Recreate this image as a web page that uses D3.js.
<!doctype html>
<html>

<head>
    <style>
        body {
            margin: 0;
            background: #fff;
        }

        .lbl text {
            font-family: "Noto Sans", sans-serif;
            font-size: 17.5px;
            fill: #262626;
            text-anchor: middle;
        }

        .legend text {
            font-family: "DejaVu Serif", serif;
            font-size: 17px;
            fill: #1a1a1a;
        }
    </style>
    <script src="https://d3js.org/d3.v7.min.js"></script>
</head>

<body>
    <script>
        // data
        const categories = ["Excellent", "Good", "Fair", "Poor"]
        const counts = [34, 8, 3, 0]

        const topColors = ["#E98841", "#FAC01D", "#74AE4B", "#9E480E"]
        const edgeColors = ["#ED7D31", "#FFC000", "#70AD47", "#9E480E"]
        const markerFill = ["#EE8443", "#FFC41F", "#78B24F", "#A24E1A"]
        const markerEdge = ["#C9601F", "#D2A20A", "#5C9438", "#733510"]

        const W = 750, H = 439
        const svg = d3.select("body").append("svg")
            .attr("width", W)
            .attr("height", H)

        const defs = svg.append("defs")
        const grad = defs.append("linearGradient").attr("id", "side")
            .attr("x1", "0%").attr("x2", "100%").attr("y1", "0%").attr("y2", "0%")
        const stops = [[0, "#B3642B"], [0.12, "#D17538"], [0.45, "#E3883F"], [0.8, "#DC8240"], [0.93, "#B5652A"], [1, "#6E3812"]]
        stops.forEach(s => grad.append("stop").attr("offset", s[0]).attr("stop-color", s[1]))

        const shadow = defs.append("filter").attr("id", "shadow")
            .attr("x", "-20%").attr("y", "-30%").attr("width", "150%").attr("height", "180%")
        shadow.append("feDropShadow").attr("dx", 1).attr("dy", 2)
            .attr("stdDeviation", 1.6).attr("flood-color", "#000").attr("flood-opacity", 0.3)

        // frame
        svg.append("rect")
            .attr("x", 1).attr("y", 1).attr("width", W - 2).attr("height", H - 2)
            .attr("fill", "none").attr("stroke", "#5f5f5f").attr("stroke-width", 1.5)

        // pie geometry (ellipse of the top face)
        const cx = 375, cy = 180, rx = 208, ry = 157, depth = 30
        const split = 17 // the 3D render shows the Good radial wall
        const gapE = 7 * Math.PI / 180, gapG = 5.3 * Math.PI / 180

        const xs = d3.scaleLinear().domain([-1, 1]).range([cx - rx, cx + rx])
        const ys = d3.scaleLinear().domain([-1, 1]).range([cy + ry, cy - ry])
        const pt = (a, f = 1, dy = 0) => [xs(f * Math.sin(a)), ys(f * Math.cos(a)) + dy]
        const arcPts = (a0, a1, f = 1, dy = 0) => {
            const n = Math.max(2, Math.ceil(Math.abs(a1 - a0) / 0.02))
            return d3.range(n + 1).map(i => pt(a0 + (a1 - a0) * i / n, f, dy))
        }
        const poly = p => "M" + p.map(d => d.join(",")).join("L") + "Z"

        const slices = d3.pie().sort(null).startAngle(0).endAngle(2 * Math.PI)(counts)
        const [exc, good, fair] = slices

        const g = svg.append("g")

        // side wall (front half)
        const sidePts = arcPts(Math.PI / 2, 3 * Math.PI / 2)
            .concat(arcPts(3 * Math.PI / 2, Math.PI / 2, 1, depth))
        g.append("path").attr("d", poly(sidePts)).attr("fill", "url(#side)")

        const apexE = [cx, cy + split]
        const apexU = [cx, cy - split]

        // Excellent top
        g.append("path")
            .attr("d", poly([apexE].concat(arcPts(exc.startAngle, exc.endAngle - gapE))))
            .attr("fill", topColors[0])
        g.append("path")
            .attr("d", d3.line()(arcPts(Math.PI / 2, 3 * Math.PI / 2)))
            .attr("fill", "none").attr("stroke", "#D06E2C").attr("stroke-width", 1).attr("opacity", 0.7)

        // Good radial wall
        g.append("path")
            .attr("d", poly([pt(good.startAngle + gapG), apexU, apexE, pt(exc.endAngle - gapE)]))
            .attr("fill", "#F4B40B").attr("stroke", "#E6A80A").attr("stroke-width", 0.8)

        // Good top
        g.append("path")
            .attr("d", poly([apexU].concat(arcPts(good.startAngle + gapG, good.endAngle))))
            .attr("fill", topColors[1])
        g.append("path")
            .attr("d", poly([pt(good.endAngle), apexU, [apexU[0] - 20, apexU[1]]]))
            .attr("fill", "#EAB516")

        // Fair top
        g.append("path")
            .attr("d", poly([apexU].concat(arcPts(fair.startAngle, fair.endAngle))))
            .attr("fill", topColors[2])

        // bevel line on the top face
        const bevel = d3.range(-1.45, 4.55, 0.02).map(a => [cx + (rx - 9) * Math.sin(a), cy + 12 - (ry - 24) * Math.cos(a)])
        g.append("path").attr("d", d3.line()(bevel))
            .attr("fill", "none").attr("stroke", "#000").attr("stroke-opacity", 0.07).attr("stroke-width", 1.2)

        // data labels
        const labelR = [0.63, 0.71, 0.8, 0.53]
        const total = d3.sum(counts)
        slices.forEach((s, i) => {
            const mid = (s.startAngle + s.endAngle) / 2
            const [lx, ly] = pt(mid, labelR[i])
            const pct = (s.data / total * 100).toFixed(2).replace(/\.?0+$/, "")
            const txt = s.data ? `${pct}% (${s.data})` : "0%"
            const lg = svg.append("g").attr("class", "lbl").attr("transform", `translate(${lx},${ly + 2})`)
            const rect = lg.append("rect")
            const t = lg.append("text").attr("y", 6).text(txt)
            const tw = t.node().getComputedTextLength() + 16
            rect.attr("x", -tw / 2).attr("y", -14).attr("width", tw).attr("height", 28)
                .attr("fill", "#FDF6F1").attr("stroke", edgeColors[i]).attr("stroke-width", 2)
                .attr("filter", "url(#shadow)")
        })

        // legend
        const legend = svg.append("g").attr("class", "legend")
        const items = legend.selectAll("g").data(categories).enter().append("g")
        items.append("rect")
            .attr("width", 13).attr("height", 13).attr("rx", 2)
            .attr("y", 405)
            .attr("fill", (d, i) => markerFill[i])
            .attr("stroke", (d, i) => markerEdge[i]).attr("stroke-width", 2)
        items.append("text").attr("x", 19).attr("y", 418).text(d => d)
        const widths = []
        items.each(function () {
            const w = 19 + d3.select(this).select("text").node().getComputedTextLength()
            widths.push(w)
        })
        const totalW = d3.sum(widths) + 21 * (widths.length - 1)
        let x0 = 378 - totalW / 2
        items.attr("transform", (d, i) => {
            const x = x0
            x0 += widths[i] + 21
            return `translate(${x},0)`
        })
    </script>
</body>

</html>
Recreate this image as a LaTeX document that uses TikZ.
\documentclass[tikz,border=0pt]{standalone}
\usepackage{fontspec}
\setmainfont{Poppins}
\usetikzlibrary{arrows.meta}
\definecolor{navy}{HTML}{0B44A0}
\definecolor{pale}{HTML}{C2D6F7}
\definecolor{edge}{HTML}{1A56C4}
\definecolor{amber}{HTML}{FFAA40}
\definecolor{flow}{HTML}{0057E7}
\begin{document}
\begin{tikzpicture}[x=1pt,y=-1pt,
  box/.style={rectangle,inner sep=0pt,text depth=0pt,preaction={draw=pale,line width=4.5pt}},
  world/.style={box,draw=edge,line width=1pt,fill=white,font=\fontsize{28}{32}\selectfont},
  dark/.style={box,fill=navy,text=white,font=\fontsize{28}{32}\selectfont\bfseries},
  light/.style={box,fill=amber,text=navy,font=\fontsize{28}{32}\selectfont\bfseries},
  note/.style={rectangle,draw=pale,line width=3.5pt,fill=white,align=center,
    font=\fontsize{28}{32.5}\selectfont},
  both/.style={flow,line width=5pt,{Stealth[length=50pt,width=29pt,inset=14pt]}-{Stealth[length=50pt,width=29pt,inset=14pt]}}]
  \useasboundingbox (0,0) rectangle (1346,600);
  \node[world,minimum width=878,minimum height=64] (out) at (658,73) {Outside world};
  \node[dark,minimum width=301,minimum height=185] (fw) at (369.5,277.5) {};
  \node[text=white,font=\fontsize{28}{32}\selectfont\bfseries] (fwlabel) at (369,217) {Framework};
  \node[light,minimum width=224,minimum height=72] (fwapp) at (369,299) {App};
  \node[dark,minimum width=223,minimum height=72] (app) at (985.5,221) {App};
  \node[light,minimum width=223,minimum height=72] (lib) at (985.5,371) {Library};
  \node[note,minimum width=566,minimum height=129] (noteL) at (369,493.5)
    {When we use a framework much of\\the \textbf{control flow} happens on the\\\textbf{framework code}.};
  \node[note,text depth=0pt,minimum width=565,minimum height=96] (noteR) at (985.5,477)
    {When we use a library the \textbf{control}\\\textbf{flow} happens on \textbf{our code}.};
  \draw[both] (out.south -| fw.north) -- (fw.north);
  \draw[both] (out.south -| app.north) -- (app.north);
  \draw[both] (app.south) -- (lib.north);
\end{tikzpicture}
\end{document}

#####

*YOUR INSTRUCTIONS*: Restate word for word the lines from the one holding "Recreate this image as a LaTeX" to the end of the listing, both ends included, and nothing more.

*PROBLEM SOLUTION*:
Recreate this image as a LaTeX document that uses TikZ.
\documentclass[tikz,border=0pt]{standalone}
\usepackage{fontspec}
\setmainfont{Poppins}
\usetikzlibrary{arrows.meta}
\definecolor{navy}{HTML}{0B44A0}
\definecolor{pale}{HTML}{C2D6F7}
\definecolor{edge}{HTML}{1A56C4}
\definecolor{amber}{HTML}{FFAA40}
\definecolor{flow}{HTML}{0057E7}
\begin{document}
\begin{tikzpicture}[x=1pt,y=-1pt,
  box/.style={rectangle,inner sep=0pt,text depth=0pt,preaction={draw=pale,line width=4.5pt}},
  world/.style={box,draw=edge,line width=1pt,fill=white,font=\fontsize{28}{32}\selectfont},
  dark/.style={box,fill=navy,text=white,font=\fontsize{28}{32}\selectfont\bfseries},
  light/.style={box,fill=amber,text=navy,font=\fontsize{28}{32}\selectfont\bfseries},
  note/.style={rectangle,draw=pale,line width=3.5pt,fill=white,align=center,
    font=\fontsize{28}{32.5}\selectfont},
  both/.style={flow,line width=5pt,{Stealth[length=50pt,width=29pt,inset=14pt]}-{Stealth[length=50pt,width=29pt,inset=14pt]}}]
  \useasboundingbox (0,0) rectangle (1346,600);
  \node[world,minimum width=878,minimum height=64] (out) at (658,73) {Outside world};
  \node[dark,minimum width=301,minimum height=185] (fw) at (369.5,277.5) {};
  \node[text=white,font=\fontsize{28}{32}\selectfont\bfseries] (fwlabel) at (369,217) {Framework};
  \node[light,minimum width=224,minimum height=72] (fwapp) at (369,299) {App};
  \node[dark,minimum width=223,minimum height=72] (app) at (985.5,221) {App};
  \node[light,minimum width=223,minimum height=72] (lib) at (985.5,371) {Library};
  \node[note,minimum width=566,minimum height=129] (noteL) at (369,493.5)
    {When we use a framework much of\\the \textbf{control flow} happens on the\\\textbf{framework code}.};
  \node[note,text depth=0pt,minimum width=565,minimum height=96] (noteR) at (985.5,477)
    {When we use a library the \textbf{control}\\\textbf{flow} happens on \textbf{our code}.};
  \draw[both] (out.south -| fw.north) -- (fw.north);
  \draw[both] (out.south -| app.north) -- (app.north);
  \draw[both] (app.south) -- (lib.north);
\end{tikzpicture}
\end{document}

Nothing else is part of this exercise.